## THE PROBLEM
Gather all lines in the entries that include the word "code".

## DATASET CONTENT
== == ==

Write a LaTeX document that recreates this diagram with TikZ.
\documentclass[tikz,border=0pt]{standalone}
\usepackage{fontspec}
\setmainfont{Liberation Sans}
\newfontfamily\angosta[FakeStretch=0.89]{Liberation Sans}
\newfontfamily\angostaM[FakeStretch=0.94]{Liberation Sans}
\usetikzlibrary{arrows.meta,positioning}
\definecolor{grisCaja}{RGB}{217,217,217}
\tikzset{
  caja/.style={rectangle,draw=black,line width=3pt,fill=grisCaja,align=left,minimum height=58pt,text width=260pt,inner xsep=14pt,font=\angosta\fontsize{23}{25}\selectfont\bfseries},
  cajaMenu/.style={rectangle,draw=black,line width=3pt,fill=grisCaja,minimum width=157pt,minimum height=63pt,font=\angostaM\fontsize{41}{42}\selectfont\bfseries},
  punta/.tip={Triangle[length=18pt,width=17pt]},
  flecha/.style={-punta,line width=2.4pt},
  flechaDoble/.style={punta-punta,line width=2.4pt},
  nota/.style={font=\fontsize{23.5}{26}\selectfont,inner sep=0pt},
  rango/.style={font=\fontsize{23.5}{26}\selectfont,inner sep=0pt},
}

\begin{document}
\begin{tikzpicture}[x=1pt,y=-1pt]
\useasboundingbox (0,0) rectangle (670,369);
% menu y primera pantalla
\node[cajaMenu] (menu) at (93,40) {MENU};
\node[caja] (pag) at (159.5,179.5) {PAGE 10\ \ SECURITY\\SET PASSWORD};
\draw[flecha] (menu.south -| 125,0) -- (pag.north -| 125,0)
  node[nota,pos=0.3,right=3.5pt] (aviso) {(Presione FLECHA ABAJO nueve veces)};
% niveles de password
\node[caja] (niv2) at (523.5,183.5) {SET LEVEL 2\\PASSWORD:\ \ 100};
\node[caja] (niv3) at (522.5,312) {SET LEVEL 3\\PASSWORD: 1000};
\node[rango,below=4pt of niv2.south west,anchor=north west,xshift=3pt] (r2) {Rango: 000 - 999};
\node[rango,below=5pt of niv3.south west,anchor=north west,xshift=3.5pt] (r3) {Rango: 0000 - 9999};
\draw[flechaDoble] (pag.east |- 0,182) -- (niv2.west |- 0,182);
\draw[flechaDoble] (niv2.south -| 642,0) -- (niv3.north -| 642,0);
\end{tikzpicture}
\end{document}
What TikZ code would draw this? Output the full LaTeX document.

== == ==

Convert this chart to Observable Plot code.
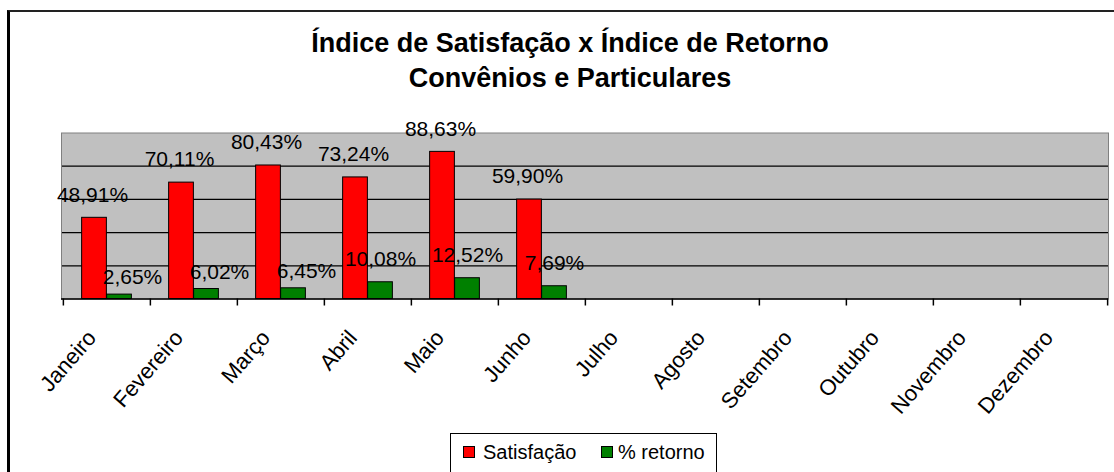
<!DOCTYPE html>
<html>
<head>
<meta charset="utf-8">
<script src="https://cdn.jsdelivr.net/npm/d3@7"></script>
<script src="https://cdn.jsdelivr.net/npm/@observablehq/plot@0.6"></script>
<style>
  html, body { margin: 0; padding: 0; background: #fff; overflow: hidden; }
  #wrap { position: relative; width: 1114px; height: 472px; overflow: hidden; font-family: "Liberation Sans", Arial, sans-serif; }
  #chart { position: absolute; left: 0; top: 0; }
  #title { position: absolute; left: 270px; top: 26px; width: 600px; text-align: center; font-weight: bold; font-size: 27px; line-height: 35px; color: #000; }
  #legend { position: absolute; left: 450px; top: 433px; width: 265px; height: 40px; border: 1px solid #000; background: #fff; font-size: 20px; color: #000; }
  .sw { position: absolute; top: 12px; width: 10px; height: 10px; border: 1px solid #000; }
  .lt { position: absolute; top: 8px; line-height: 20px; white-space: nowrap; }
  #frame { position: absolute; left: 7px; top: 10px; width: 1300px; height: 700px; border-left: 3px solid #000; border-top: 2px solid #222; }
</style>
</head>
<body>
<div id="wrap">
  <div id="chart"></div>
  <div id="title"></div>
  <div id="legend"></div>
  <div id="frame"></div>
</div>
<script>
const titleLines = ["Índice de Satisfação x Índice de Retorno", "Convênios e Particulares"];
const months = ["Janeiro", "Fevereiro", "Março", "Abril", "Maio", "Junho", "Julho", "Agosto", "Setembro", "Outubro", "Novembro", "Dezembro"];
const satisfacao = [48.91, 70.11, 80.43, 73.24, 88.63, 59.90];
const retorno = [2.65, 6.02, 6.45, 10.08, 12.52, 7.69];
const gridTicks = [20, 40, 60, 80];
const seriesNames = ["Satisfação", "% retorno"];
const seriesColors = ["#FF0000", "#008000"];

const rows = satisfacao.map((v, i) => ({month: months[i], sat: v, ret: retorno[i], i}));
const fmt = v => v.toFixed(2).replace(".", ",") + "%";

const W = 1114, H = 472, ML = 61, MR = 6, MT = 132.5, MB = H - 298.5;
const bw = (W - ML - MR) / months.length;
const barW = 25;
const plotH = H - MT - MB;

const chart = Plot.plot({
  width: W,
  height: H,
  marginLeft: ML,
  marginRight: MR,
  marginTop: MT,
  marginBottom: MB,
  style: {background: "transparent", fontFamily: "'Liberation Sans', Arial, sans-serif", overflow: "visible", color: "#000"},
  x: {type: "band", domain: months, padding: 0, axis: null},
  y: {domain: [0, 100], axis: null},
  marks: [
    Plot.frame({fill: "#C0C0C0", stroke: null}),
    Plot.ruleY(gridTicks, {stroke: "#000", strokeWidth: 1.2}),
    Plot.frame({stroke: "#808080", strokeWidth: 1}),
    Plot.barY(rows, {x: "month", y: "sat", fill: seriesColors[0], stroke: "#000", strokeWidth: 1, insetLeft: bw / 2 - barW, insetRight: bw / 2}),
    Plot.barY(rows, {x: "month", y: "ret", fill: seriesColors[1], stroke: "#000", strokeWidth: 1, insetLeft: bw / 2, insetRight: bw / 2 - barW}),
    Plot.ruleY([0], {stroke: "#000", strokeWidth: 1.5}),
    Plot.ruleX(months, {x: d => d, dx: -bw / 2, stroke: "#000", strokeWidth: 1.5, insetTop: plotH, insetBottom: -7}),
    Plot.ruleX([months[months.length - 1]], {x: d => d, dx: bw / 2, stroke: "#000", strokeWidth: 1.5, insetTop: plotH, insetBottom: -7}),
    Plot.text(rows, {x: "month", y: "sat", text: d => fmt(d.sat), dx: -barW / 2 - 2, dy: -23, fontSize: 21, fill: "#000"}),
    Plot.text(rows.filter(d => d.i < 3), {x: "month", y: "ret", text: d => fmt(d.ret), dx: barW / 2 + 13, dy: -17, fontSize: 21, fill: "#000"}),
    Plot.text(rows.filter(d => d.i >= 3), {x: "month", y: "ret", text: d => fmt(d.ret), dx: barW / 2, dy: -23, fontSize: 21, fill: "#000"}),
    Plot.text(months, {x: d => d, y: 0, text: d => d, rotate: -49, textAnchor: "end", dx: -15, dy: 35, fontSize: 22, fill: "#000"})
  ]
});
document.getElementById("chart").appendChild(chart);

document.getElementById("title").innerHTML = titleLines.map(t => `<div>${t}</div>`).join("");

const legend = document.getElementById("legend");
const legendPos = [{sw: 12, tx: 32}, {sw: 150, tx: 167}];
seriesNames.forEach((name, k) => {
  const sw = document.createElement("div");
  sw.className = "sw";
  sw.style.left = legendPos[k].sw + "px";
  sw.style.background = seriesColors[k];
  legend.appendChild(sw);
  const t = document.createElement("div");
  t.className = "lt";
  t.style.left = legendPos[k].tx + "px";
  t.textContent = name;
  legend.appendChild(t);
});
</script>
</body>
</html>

== == ==

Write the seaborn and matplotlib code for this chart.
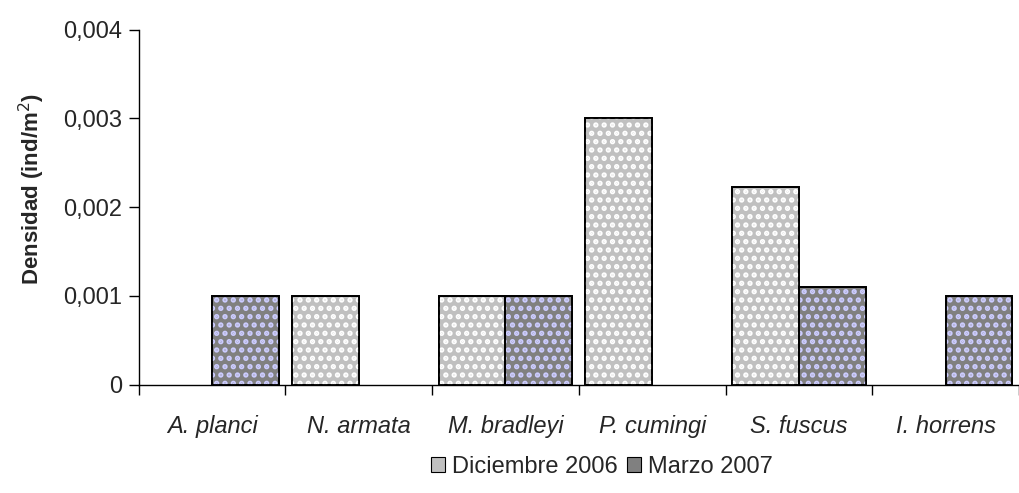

== == ==

## RESPONSE TO THE EXERCISE
What TikZ code would draw this? Output the full LaTeX document.
Convert this chart to Observable Plot code.
Write the seaborn and matplotlib code for this chart.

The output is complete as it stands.